┌────────

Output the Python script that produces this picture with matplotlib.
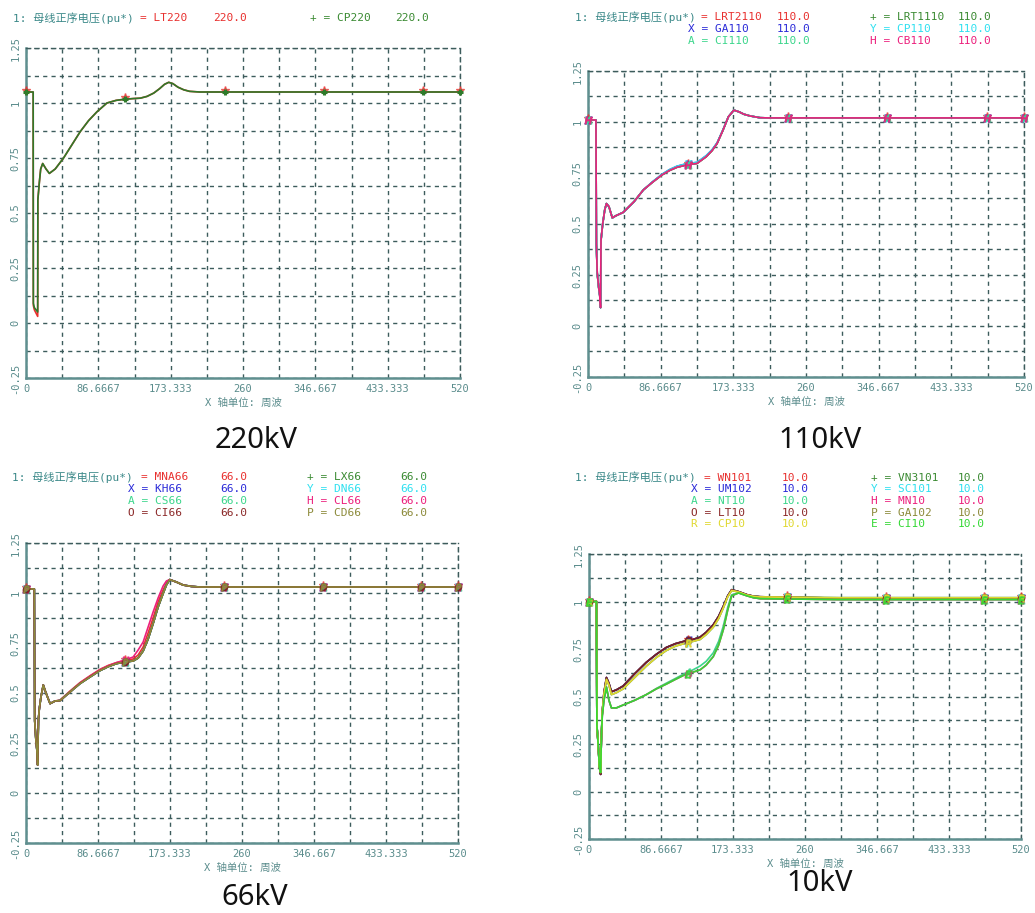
import numpy as np
import matplotlib
matplotlib.use("Agg")
import matplotlib.pyplot as plt

# ---------------- data ----------------
# sample times in cycles (周波) and positive-sequence bus voltage in pu
marker_t = [0, 119, 238, 357, 476, 520]

# 220 kV buses
t_220 = [0, 8.6, 8.8, 10, 12, 14, 14.2, 16, 17.6, 20,
         24, 28, 35, 45, 55, 65, 75, 85, 97, 108,
         118, 128, 137, 145, 153, 160, 166, 171, 176, 182,
         189, 196, 208, 300, 400, 520]
lt220 = [1.05, 1.05, 0.08, 0.06, 0.045, 0.03, 0.56, 0.64, 0.70, 0.725,
         0.70, 0.68, 0.70, 0.75, 0.81, 0.87, 0.92, 0.96, 1.00, 1.012,
         1.017, 1.02, 1.022, 1.03, 1.045, 1.065, 1.085, 1.094, 1.088, 1.072,
         1.06, 1.053, 1.05, 1.05, 1.05, 1.05]
cp220 = [1.05, 1.05, 0.09, 0.07, 0.06, 0.05, 0.56, 0.64, 0.70, 0.725,
         0.70, 0.68, 0.70, 0.75, 0.81, 0.87, 0.92, 0.96, 1.00, 1.012,
         1.017, 1.02, 1.022, 1.03, 1.045, 1.065, 1.085, 1.094, 1.088, 1.072,
         1.06, 1.053, 1.05, 1.05, 1.05, 1.05]

# 110 kV buses
t_110 = [0, 9.5, 10, 11, 12.7, 14, 15, 15.5, 17.5, 20,
         22, 25, 29, 33, 42, 55, 66, 77, 88, 97,
         106, 118, 130, 141, 148, 154, 161, 167.5, 174, 180,
         186, 193, 205, 215, 300, 400, 520]
v110_a = [1.01, 1.01, 0.40, 0.26, 0.19, 0.15, 0.09, 0.42, 0.50, 0.57,
          0.60, 0.585, 0.53, 0.54, 0.557, 0.61, 0.667, 0.705, 0.74, 0.762,
          0.778, 0.79, 0.797, 0.83, 0.86, 0.895, 0.96, 1.026, 1.058, 1.05,
          1.038, 1.03, 1.021, 1.02, 1.02, 1.02, 1.02]
v110_b = [1.01, 1.01, 0.40, 0.26, 0.19, 0.15, 0.09, 0.42, 0.50, 0.57,
          0.60, 0.585, 0.53, 0.54, 0.557, 0.61, 0.667, 0.707, 0.743, 0.766,
          0.783, 0.796, 0.802, 0.835, 0.864, 0.898, 0.962, 1.026, 1.058, 1.05,
          1.038, 1.03, 1.021, 1.02, 1.02, 1.02, 1.02]
names_110 = ["LRT2110", "LRT1110", "GA110", "CP110", "CI110", "CB110"]
values_110 = [v110_a, v110_a, v110_b, v110_b, v110_a, v110_a]

# 66 kV buses
t_66 = [0, 10, 10.5, 12, 13, 14, 15, 16, 18, 20.8,
        24, 29, 35, 41, 53, 65, 77, 89, 99, 109,
        119, 129, 135, 141, 147, 153, 159, 165, 169, 173,
        181, 189, 199, 209, 300, 400, 520]
v66_lag = [1.02, 1.02, 0.36, 0.26, 0.22, 0.14, 0.37, 0.42, 0.48, 0.54,
           0.50, 0.447, 0.46, 0.462, 0.505, 0.547, 0.58, 0.612, 0.632, 0.647,
           0.655, 0.66, 0.675, 0.71, 0.77, 0.847, 0.93, 0.997, 1.04, 1.067,
           1.055, 1.04, 1.033, 1.03, 1.03, 1.03, 1.03]
v66_mid = [1.02, 1.02, 0.36, 0.26, 0.22, 0.14, 0.37, 0.42, 0.48, 0.54,
           0.50, 0.447, 0.46, 0.465, 0.51, 0.552, 0.586, 0.618, 0.638, 0.652,
           0.662, 0.67, 0.69, 0.73, 0.80, 0.875, 0.955, 1.015, 1.05, 1.067,
           1.055, 1.04, 1.033, 1.03, 1.03, 1.03, 1.03]
v66_lead = [1.02, 1.02, 0.36, 0.26, 0.22, 0.14, 0.37, 0.42, 0.48, 0.54,
            0.50, 0.447, 0.46, 0.462, 0.505, 0.55, 0.584, 0.616, 0.636, 0.652,
            0.665, 0.68, 0.715, 0.755, 0.83, 0.905, 0.975, 1.035, 1.06, 1.067,
            1.055, 1.04, 1.033, 1.03, 1.03, 1.03, 1.03]
names_66 = ["MNA66", "LX66", "KH66", "DN66", "CS66", "CL66", "CI66", "CD66"]
values_66 = [v66_mid, v66_lag, v66_lag, v66_lag, v66_lag, v66_lead, v66_lag, v66_lag]

# 10 kV buses
t_10 = [0, 9, 9.5, 11, 12.5, 14, 15, 16, 18, 21,
        24, 27, 33, 41, 55, 69, 81, 93, 104, 115.6,
        125, 133.6, 141, 149.6, 156, 161.6, 167, 171.7, 180, 190,
        198, 206, 300, 400, 520]
v10_hi = [1.0, 1.0, 0.35, 0.25, 0.13, 0.09, 0.30, 0.42, 0.52, 0.60,
          0.57, 0.525, 0.535, 0.555, 0.62, 0.68, 0.722, 0.758, 0.778, 0.792,
          0.80, 0.812, 0.838, 0.878, 0.922, 0.974, 1.03, 1.062, 1.052, 1.036,
          1.028, 1.025, 1.018, 1.018, 1.018]
v10_mid = [1.0, 1.0, 0.35, 0.25, 0.13, 0.10, 0.30, 0.42, 0.51, 0.59,
           0.56, 0.51, 0.52, 0.54, 0.60, 0.66, 0.705, 0.742, 0.765, 0.78,
           0.79, 0.80, 0.826, 0.865, 0.91, 0.965, 1.025, 1.058, 1.05, 1.034,
           1.027, 1.024, 1.02, 1.02, 1.02]
v10_lo = [1.0, 1.0, 0.35, 0.25, 0.13, 0.10, 0.30, 0.40, 0.48, 0.55,
          0.48, 0.44, 0.44, 0.455, 0.48, 0.51, 0.54, 0.565, 0.59, 0.615,
          0.628, 0.64, 0.665, 0.71, 0.77, 0.85, 0.955, 1.03, 1.045, 1.03,
          1.02, 1.015, 1.01, 1.01, 1.01]
v10_lo2 = [1.0, 1.0, 0.35, 0.25, 0.13, 0.10, 0.30, 0.40, 0.48, 0.55,
           0.48, 0.44, 0.44, 0.455, 0.48, 0.51, 0.542, 0.57, 0.595, 0.622,
           0.64, 0.66, 0.685, 0.73, 0.79, 0.87, 0.97, 1.035, 1.045, 1.03,
           1.02, 1.015, 1.01, 1.01, 1.01]
names_10 = ["WN101", "VN3101", "UM102", "SC101", "NT10", "MN10",
            "LT10", "GA102", "CP10", "CI10"]
values_10 = [v10_hi, v10_hi, v10_hi, v10_mid, v10_lo2, v10_lo,
             v10_hi, v10_mid, v10_mid, v10_lo]

x_tick_labels = ["0", "86.6667", "173.333", "260", "346.667", "433.333", "520"]
y_tick_labels = ["-0.25", "0", "0.25", "0.5", "0.75", "1", "1.25"]

# ---------------- styling ----------------
plt.rcParams["font.family"] = ["DejaVu Sans Mono", "Noto Sans CJK SC"]

SERIES_COLORS = ["#e8302e", "#2f7a2a", "#2a2ad8", "#2ee0f0", "#3cd68c",
                 "#ec1f7c", "#7a2020", "#8c8a3a", "#e0d830", "#34d834"]
LEGEND_COLORS = ["#e8302e", "#3a8a32", "#2a2ad8", "#2ee0f0", "#3cd68c",
                 "#ec1f7c", "#8b2828", "#8c8a3a", "#e0d830", "#34d834"]
SERIES_SYMBOLS = ["", "+", "X", "Y", "A", "H", "O", "P", "R", "E"]
GRID = "#3d5c5c"
SPINE = "#5f8f8f"
TICK = "#5a8c8c"
TITLE = "#3a8888"

W, H = 1035, 913
fig = plt.figure(figsize=(W / 100, H / 100), dpi=100)
fig.patch.set_facecolor("white")


def add_axes_px(left, top, right, bottom):
    return fig.add_axes([left / W, 1 - bottom / H, (right - left) / W, (bottom - top) / H])


def style_axes(ax):
    ax.set_xlim(0, 520)
    ax.set_ylim(-0.25, 1.25)
    xt = np.linspace(0, 520, 13)
    yt = np.linspace(-0.25, 1.25, 13)
    ax.set_xticks(xt)
    ax.set_yticks(yt)
    ax.set_xticklabels([x_tick_labels[i // 2] if i % 2 == 0 else "" for i in range(13)])
    ax.set_yticklabels([y_tick_labels[i // 2] if i % 2 == 0 else "" for i in range(13)],
                       rotation=90, va="center")
    ax.tick_params(length=0, labelsize=7.5, labelcolor=TICK, pad=4)
    ax.grid(True, color=GRID, linestyle=(0, (3, 3)), linewidth=1.0)
    for s in ("left", "bottom"):
        ax.spines[s].set_color(SPINE)
        ax.spines[s].set_linewidth(1.8)
    for s in ("top", "right"):
        ax.spines[s].set_color(GRID)
        ax.spines[s].set_linewidth(1.0)
        ax.spines[s].set_linestyle((0, (3, 3)))
    ax.set_xlabel("X 轴单位: 周波", fontsize=7.5, color=TICK, labelpad=3)
    ax.set_axisbelow(True)


def draw_series(ax, t, series):
    for i, v in enumerate(series):
        c = SERIES_COLORS[i]
        ax.plot(t, v, color=c, lw=1.2, zorder=3 + i * 0.01)
        my = np.interp(marker_t, t, v)
        sym = SERIES_SYMBOLS[i]
        if i == 0:
            ax.plot(marker_t, my + 0.01, ls="none", marker="*", ms=6, color=c,
                    alpha=0.7, zorder=4, clip_on=False)
        elif sym == "+":
            ax.plot(marker_t, my, ls="none", marker="+", ms=5, mew=2.2, color=c,
                    zorder=4, clip_on=False)
        else:
            ax.plot(marker_t, my, ls="none", marker=f"${sym}$", ms=5, color=c,
                    alpha=0.8, zorder=4, clip_on=False)


def legend_block(title_x, rows_y, col_x, val_x, names, value):
    fig.text(title_x / W, 1 - rows_y[0] / H, "1: 母线正序电压(pu*)", color=TITLE,
             fontsize=8, va="center", ha="left")
    for i, name in enumerate(names):
        row, col = divmod(i, 2)
        y = 1 - rows_y[row] / H
        c = LEGEND_COLORS[i]
        sym = SERIES_SYMBOLS[i]
        label = f"= {name}" if i == 0 else f"{sym} = {name}"
        x0 = col_x[col] + (13 if i == 0 else 0)
        fig.text(x0 / W, y, label, color=c, fontsize=8, va="center", ha="left")
        fig.text(val_x[col] / W, y, value, color=c, fontsize=8, va="center", ha="left")


def caption(x, y_base, s):
    fig.text(x / W, 1 - y_base / H, s, ha="center", va="baseline", fontsize=21,
             family="Noto Sans", color="#111111")


# 220 kV
ax1 = add_axes_px(26, 48, 460, 378)
style_axes(ax1)
draw_series(ax1, t_220, [lt220, cp220])
legend_block(13, [18], [127, 310], [213, 395], ["LT220", "CP220"], "220.0")
caption(256, 448, "220kV")

# 110 kV
ax2 = add_axes_px(588, 71, 1024, 377)
style_axes(ax2)
draw_series(ax2, t_110, values_110)
legend_block(575, [17.5, 29.5, 41.5], [688, 870], [777, 958], names_110, "110.0")
caption(820, 448, "110kV")

# 66 kV
ax3 = add_axes_px(26, 543, 458, 843)
style_axes(ax3)
draw_series(ax3, t_66, values_66)
legend_block(12, [477, 489, 501, 513], [128, 307], [220, 400], names_66, "66.0")
caption(255, 905, "66kV")

# 10 kV
ax4 = add_axes_px(589, 554, 1021, 839)
style_axes(ax4)
draw_series(ax4, t_10, values_10)
legend_block(575, [477.5, 489, 501, 512.5, 524], [691, 871], [782, 958], names_10, "10.0")
caption(820, 891, "10kV")

fig.savefig("out.png", dpi=100, facecolor="white")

└────────

Problem to work on →
Write out exactly the opening lines of the data, stopping after the line that holds "import matplotlib.pyplot as plt". Exclude pictures.

Written response →
Output the Python script that produces this picture with matplotlib.
import numpy as np
import matplotlib
matplotlib.use("Agg")
import matplotlib.pyplot as plt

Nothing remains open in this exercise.